◆ Exercise goal:
Reproduce precisely the lines between the start of the data below and the line with "type Pt = [number, number];", both included.

◆ Data segment:
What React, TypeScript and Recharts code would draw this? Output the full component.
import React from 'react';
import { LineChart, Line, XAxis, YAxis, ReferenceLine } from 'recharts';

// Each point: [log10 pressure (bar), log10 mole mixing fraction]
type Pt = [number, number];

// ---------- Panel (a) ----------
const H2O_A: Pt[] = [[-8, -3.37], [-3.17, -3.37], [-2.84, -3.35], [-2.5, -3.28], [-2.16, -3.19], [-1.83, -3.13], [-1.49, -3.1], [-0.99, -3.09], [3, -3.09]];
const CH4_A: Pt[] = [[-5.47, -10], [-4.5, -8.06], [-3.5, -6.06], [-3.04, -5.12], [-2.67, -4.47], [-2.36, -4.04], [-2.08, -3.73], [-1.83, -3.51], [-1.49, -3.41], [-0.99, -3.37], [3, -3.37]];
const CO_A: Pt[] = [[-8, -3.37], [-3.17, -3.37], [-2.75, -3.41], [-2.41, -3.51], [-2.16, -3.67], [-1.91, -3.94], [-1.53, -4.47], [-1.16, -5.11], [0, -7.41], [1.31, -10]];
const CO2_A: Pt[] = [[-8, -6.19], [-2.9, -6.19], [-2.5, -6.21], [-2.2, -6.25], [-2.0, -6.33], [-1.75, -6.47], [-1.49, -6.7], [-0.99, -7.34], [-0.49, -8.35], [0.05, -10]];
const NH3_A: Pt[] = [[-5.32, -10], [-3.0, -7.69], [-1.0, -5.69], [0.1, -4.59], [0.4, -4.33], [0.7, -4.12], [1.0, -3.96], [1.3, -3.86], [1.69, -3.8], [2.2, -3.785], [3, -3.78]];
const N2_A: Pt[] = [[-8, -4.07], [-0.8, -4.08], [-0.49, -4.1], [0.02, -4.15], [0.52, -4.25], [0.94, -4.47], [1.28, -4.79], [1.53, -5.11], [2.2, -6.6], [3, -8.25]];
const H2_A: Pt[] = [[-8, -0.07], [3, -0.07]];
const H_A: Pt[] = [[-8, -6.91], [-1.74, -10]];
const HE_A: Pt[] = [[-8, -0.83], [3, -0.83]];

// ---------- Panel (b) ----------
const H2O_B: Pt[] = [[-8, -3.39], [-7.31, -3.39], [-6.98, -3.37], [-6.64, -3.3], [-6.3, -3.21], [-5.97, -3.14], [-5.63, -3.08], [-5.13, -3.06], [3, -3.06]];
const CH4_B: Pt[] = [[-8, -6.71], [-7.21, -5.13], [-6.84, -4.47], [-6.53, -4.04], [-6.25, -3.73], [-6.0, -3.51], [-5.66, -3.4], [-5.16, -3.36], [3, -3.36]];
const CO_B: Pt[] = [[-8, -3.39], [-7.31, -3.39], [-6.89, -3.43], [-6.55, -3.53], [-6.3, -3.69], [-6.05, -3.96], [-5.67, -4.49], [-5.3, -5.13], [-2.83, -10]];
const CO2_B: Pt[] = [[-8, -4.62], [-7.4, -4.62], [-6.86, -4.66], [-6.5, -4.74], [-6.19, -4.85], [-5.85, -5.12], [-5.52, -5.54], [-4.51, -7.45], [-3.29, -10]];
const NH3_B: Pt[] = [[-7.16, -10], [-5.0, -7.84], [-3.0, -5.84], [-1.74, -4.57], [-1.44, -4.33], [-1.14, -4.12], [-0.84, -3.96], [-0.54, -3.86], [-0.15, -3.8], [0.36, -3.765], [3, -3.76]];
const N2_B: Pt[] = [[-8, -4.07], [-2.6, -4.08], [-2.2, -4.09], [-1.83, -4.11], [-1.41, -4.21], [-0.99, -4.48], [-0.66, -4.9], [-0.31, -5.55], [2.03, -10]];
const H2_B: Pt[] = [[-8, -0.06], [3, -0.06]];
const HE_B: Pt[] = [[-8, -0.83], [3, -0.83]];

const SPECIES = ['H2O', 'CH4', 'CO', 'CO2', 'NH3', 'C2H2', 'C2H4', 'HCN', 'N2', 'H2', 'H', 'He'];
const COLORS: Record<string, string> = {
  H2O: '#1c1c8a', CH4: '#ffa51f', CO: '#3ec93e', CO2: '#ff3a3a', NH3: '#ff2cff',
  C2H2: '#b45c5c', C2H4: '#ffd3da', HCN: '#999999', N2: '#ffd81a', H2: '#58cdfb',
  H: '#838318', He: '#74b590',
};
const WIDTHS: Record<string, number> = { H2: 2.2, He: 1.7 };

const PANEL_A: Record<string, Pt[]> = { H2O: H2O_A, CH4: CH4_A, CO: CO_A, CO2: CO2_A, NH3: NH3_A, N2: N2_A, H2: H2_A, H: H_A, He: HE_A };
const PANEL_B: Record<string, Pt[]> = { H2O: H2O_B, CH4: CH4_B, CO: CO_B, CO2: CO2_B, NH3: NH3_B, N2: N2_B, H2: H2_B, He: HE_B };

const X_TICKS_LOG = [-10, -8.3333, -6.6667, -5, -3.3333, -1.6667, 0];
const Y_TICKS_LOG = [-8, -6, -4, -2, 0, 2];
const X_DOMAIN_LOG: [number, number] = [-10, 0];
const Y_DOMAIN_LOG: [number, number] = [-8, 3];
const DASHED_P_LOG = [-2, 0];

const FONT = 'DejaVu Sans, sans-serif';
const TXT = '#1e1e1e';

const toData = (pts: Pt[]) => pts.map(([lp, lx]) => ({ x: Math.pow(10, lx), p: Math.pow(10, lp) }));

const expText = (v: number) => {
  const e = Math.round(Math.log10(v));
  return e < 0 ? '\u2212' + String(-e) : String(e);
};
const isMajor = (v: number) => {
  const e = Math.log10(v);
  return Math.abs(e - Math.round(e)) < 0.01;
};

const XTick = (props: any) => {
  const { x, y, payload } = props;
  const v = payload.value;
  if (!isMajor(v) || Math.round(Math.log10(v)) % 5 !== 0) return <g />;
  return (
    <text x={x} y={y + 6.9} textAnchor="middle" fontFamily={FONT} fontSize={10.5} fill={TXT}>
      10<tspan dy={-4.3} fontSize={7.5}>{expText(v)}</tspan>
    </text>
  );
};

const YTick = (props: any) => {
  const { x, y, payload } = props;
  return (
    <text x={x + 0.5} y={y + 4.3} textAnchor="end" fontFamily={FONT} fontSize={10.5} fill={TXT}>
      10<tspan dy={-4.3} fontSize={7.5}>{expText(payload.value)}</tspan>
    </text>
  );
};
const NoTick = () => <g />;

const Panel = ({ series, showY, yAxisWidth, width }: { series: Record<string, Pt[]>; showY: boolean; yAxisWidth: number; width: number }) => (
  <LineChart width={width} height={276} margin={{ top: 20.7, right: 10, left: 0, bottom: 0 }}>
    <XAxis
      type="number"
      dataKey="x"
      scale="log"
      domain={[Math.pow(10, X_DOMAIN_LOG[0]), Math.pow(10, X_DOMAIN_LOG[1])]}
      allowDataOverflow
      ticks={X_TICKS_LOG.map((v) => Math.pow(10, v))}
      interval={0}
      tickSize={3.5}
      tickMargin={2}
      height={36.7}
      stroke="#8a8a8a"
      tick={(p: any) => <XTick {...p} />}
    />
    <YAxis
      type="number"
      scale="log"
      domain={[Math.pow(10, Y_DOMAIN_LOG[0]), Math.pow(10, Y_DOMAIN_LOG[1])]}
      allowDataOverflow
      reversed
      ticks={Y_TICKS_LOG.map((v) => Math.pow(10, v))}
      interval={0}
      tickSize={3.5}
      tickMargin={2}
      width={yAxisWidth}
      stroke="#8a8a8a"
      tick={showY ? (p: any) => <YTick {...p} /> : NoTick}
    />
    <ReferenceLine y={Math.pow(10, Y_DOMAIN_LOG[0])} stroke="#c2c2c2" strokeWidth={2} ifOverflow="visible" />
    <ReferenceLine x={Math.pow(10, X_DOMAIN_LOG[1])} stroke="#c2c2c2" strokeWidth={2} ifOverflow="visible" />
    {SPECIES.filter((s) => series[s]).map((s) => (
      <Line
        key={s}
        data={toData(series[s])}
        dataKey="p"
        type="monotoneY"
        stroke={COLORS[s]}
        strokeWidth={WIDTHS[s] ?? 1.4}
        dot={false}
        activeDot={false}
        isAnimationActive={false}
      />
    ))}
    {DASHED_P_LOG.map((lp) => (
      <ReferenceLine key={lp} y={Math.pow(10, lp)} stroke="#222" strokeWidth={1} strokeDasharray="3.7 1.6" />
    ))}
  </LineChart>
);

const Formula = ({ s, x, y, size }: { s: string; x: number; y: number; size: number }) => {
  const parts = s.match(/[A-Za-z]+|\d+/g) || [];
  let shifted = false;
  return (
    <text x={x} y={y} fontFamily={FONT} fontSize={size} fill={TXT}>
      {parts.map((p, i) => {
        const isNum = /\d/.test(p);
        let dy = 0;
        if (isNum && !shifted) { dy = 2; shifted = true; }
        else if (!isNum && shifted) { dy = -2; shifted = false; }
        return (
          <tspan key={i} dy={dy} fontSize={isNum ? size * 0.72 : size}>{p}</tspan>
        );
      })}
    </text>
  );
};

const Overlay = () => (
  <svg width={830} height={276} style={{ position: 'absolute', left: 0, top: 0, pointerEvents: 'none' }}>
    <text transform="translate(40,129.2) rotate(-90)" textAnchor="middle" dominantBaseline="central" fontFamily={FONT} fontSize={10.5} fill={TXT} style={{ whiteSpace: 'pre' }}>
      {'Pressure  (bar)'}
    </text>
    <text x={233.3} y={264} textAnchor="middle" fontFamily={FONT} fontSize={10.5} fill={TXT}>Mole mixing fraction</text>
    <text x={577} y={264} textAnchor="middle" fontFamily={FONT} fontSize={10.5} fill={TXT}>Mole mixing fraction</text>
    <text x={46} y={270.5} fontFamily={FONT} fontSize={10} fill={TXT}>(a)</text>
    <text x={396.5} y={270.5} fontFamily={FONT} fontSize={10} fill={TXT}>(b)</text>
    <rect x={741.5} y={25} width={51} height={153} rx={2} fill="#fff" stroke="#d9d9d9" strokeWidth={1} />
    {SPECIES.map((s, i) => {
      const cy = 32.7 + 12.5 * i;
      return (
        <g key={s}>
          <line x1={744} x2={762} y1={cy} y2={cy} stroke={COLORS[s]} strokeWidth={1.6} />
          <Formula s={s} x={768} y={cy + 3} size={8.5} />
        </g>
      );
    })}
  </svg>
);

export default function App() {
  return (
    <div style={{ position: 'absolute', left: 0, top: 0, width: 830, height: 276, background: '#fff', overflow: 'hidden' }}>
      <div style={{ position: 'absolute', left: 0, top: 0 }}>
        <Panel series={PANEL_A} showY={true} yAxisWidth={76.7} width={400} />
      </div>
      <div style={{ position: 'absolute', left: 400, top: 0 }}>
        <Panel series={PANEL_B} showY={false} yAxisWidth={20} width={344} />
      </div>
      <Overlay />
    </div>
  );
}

◆ Solution for this problem:
What React, TypeScript and Recharts code would draw this? Output the full component.
import React from 'react';
import { LineChart, Line, XAxis, YAxis, ReferenceLine } from 'recharts';

// Each point: [log10 pressure (bar), log10 mole mixing fraction]
type Pt = [number, number];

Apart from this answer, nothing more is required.